In their Supreme Court filing on Saturday, lawyers from Planned Parenthood and the Centre for Reproductive Rights said the health crisis did not justify severe restrictions on the constitutional right to abortion. At the very least, abortions induced by medication should be allowed to continue, they said.
Three weeks ago, governor Greg Abbott, a Republican, ordered a halt to “all surgeries and procedures that are not immediately medically necessary”. That included abortions “not medically necessary to preserve the life or health of the mother,” Ken Paxton, the state’s attorney general, said in a news release. Other abortions, he said, must be postponed to preserve protective gear and other resources to fight the coronavirus pandemic.
Abortion providers promptly challenged the orders as unconstitutional, and the case has twice reached the 5th US Circuit Court of Appeals in New Orleans, which both times overturned temporary restraining orders issued by judge Lee Yeakel of the US District Court in Austin.
In his first ruling, Mr Yeakel, who was appointed by George W Bush, said the actions of the state official were at odds with Supreme Court precedents.
“Regarding a woman’s right to a prefetal-viability abortion, the Supreme Court has spoken clearly,” Mr Yeakel wrote. “There can be no outright ban on such a procedure. This court will not speculate on whether the Supreme Court included a silent ‘except-in-a-national-emergency clause’ in its previous writings on the issue. Only the Supreme Court may restrict the breadth of its rulings.”
The latest ruling from a three-judge panel of the appeals court, on Friday, allowed almost all of the governor’s order to stay in place while the case moved forward. Quoting earlier decisions, the majority said: “A state may implement emergency measures that curtail constitutional rights so long as the measures have at least some ‘real or substantial relation’ to the public health crisis and are not ‘beyond all question, a plain, palpable invasion of rights secured by the fundamental law’.”

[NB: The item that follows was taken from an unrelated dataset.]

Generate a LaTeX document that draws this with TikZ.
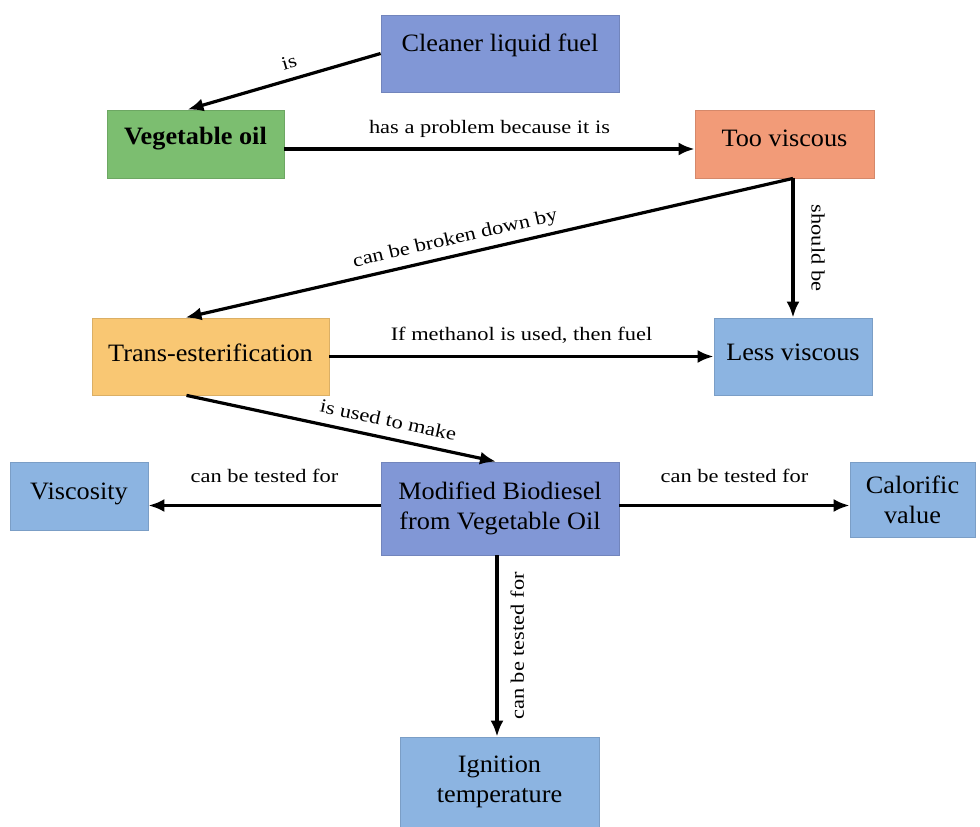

Mr Yeakel had allowed exceptions to the governor’s order, which is scheduled to expire on 21 April but may be renewed, for abortions performed using drugs and for women whose pregnancies were in their later stages.
The majority stayed Mr Yeakel’s latest temporary restraining order, making an exception only for “any patient who, based on the treating physician’s medical judgment, would be past the legal limit for an abortion in Texas”, which is 22 weeks from the last menstrual period, on 22 April.

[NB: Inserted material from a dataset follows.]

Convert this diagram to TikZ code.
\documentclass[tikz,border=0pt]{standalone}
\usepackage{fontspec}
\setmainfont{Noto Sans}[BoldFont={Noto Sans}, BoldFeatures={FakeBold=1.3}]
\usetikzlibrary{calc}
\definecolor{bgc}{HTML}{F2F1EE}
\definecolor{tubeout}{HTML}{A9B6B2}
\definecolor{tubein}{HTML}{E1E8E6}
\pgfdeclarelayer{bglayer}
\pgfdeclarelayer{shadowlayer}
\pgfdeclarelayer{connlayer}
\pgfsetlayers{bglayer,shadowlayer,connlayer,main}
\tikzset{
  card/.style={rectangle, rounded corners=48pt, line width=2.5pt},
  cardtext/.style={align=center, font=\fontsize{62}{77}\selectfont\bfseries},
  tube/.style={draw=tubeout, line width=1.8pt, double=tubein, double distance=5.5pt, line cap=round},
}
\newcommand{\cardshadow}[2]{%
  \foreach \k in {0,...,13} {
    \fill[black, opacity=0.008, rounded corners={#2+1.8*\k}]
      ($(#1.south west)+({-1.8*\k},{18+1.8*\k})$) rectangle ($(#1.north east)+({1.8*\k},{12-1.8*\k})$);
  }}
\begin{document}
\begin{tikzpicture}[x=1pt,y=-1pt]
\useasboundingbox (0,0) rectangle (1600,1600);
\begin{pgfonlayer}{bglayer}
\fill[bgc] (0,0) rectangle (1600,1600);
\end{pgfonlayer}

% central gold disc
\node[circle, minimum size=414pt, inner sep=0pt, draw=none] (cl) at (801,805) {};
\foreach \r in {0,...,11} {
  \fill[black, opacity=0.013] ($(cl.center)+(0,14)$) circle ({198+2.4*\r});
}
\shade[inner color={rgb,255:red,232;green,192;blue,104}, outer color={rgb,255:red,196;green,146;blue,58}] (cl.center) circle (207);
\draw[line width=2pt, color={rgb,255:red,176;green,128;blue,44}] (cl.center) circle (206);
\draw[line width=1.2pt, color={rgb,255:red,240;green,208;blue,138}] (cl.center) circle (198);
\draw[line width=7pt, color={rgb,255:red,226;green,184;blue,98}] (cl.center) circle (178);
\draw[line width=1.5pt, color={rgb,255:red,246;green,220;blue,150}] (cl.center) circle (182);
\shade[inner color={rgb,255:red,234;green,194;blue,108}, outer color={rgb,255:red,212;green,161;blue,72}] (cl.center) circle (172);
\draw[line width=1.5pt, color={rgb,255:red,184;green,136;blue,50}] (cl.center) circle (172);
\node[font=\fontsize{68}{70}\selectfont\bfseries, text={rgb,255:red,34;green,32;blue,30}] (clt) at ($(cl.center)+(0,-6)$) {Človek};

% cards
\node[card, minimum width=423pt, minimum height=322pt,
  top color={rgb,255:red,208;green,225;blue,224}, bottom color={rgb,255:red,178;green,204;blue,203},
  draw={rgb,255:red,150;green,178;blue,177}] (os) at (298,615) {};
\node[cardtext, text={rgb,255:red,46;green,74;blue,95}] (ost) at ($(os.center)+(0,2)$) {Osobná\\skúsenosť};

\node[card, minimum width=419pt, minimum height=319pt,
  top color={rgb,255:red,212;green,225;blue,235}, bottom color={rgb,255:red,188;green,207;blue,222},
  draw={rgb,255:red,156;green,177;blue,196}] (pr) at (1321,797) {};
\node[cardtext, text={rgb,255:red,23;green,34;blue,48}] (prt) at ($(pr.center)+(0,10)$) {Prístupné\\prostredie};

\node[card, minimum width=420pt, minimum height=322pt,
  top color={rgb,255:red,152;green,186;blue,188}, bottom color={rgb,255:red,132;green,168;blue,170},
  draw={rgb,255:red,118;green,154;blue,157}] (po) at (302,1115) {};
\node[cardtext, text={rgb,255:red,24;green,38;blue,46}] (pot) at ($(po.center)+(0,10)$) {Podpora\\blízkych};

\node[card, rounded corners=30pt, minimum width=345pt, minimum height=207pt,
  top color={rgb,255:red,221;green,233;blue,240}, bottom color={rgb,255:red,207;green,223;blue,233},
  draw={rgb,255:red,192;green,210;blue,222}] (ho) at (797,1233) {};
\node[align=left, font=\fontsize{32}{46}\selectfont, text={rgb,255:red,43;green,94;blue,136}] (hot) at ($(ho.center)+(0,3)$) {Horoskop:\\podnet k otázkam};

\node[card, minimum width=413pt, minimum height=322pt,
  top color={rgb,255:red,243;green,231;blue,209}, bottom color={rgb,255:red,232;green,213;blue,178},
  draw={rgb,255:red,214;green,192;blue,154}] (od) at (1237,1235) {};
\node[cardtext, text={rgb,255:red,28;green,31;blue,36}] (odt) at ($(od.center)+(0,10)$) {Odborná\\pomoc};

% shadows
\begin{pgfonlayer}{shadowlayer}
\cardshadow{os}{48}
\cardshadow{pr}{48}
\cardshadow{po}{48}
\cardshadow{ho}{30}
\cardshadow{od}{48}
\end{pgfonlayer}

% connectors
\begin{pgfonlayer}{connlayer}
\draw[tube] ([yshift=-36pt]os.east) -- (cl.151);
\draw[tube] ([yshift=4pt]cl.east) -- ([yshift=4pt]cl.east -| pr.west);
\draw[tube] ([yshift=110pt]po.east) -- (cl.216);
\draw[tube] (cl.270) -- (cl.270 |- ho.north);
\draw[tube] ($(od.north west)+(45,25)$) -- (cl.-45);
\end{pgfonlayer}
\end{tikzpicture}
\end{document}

The judges in the majority were Stuart Kyle Duncan, appointed by Donald Trump, and Jennifer Walker Elrod, appointed by Mr Bush. Judge James Dennis, appointed by Bill Clinton, dissented, saying he would have upheld all of Mr Yeakel’s order.
In Saturday’s filing, the abortion providers argued that restricting medication abortions didn’t make sense.
“In denying patients access to medication abortion,” they wrote, Texas “singles out medication abortion as the only oral medication that cannot be provided under the executive order — even though its provision requires no [protective equipment] and delaying it forces patients to undergo more invasive abortion procedures later in their pregnancies or to attempt to travel out of state to access early abortion”.
Several other states, including Alabama, Ohio and Oklahoma, have also sought to limit abortions as part of their response to the pandemic, and those efforts have been challenged in court. The Texas case is the first to reach the Supreme Court.
The justices are already considering a separate abortion case from Louisiana that was argued last month. That case is a challenge to a state law that could leave the state with a single clinic.